U.S. supplies of distillate fuels, which include heating oil and diesel oil, fell by 2.8 million barrels last week, while stocks of crude rose by a surprise 1.3 million barrels to 322.5 million barrels, the Energy Information Administration said Wednesday.

Gasoline inventories declined by 300,000 barrels to 204.1 million barrels, the agency said.

The report sparked mixed reactions from traders in the previous session, with prices initially dipping in response to the build in crude stocks before turning around and advancing on the drawdown in gasoline and distillate stocks, which came amid a decline in production and record oil demand.

The data showed strong demand for heating oil, as lower-than-normal temperatures in the U.S. Northeast, the world's largest market for that kind of fuel, led to an increased use of the distillate in recent weeks.

Oil prices also were lifted by uncertainty about whether Royal Dutch Shell PLC will declare a force majeure on its light, sweet crude exports from Nigeria after attackers set off dynamite at a pipeline Tuesday.
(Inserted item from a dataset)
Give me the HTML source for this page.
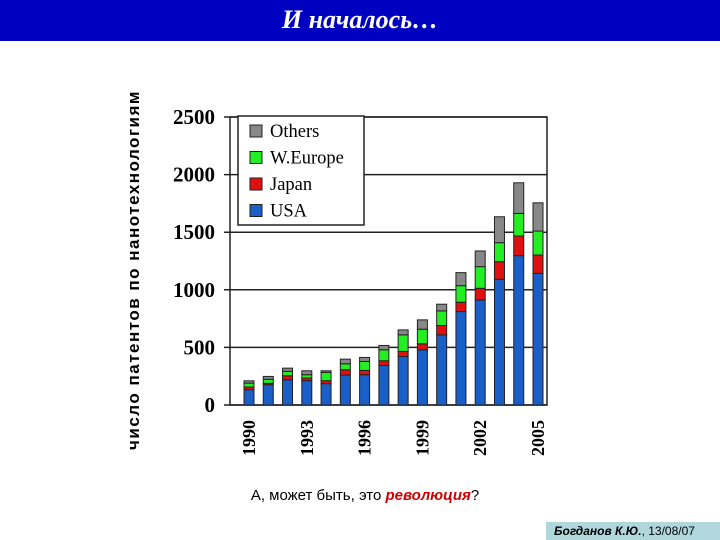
<!DOCTYPE html>
<html><head><meta charset="utf-8"><style>
body{margin:0;width:720px;height:540px;background:#fff;position:relative;overflow:hidden;font-family:"Liberation Sans",sans-serif}
#hdr{position:absolute;left:0;top:0;width:720px;height:41px;background:#0000C0;color:#fff;text-align:center;font:italic bold 26px "Liberation Serif",serif;line-height:40px}
#ytitle{position:absolute;left:134px;top:270px;transform:translate(-50%,-50%) rotate(-90deg);white-space:nowrap;font-size:17px;font-weight:bold;letter-spacing:1.5px}
#cap{position:absolute;left:0;width:730px;top:487px;text-align:center;font-size:15px}
#sig{position:absolute;left:546px;top:522px;width:174px;height:18px;background:#B0D8DC;font-size:12px;line-height:18px;padding-left:8px;box-sizing:border-box}
</style></head><body>
<div id="hdr">И началось…</div>
<div id="ytitle">число патентов по нанотехнологиям</div>
<svg id="chart" width="720" height="540" style="position:absolute;left:0;top:0"></svg>
<div id="cap">А, может быть, это <b style="color:#d00000;font-style:italic">революция</b>?</div>
<div id="sig"><b><i>Богданов К.Ю.</i></b>, 13/08/07</div>
<script>
const years=[1990,1991,1992,1993,1994,1995,1996,1997,1998,1999,2000,2001,2002,2003,2004,2005];
const usa=[133,176,219,211,185,260,263,344,421,479,609,811,912,1091,1296,1143];
const japan=[23,12,35,23,26,46,37,40,44,52,81,81,101,153,171,159];
const europe=[34,35,38,29,72,52,78,95,144,127,127,144,188,165,196,208];
const others=[20,25,28,34,14,40,35,38,43,81,58,113,136,225,266,245];
const yTicks=[0,500,1000,1500,2000,2500];
const xTickLabels=["1990","1993","1996","1999","2002","2005"];
const series=[{n:"USA",v:usa,c:"#1a5fc8"},{n:"Japan",v:japan,c:"#e01010"},{n:"W.Europe",v:europe,c:"#22ee22"},{n:"Others",v:others,c:"#888"}];
const NS="http://www.w3.org/2000/svg",svg=document.getElementById('chart');
const X0=230,X1=547,Y0=405,Y1=117,YMAX=2500;
const y=v=>Y0-(v/YMAX)*(Y0-Y1);
const step=(538-249)/(years.length-1);
const x=i=>249+i*step;
function mk(t,a){const e=document.createElementNS(NS,t);for(const k in a)e.setAttribute(k,a[k]);svg.appendChild(e);return e;}
const frame=mk('rect',{x:X0,y:Y1,width:X1-X0,height:Y0-Y1,fill:'none',stroke:'#222','stroke-width':1.5});

yTicks.forEach(t=>{
 const l=mk('line',{x1:X0-6,x2:X1,y1:y(t),y2:y(t),stroke:'#222','stroke-width':1.5});
 
 const tx=mk('text',{x:215,y:y(t)+7,'text-anchor':'end','font-family':'Liberation Serif,serif','font-weight':'bold','font-size':21});
 tx.textContent=t;
 
});
years.forEach((yr,i)=>{
 let base=0;
 series.forEach(s=>{
  const v=s.v[i];
  const r=mk('rect',{x:x(i)-5,y:y(base+v),width:10,height:y(base)-y(base+v),fill:s.c,stroke:'#222','stroke-width':1});
  
  
  base+=v;
 });
 if(xTickLabels.includes(String(yr))){
  const t=mk('text',{x:0,y:0,transform:`translate(${x(i)+6},456) rotate(-90)`,'font-family':'Liberation Serif,serif','font-weight':'bold','font-size':18});
  t.textContent=yr;
  
 }
});
const lg=mk('rect',{x:238,y:116,width:126,height:109,fill:'#fff',stroke:'#222','stroke-width':1.5});

["Others","W.Europe","Japan","USA"].forEach((n,k)=>{
 const s=series.find(q=>q.n===n);
 const yy=131+k*26.5;
 const b=mk('rect',{x:250,y:yy-6,width:12,height:12,fill:s.c,stroke:'#222','stroke-width':1});
 
 const t=mk('text',{x:270,y:yy+6,'font-family':'Liberation Serif,serif','font-size':18.5});
 t.textContent=n;
 
});
</script>
</body></html>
Nigeria is Africa's largest oil exporter.

''We have to look at the extent of the damage and if it's significant enough to affect the quantity that can be exported, then we will consider the options,'' Shell spokesman Donald Boham said Wednesday.

Unrest in key producers Nigeria, Saudi Arabia and Iraq was partly blamed for the price rise in 2004 when analysts had said any disruption to supply could affect the world's already thin buffer of spare crude.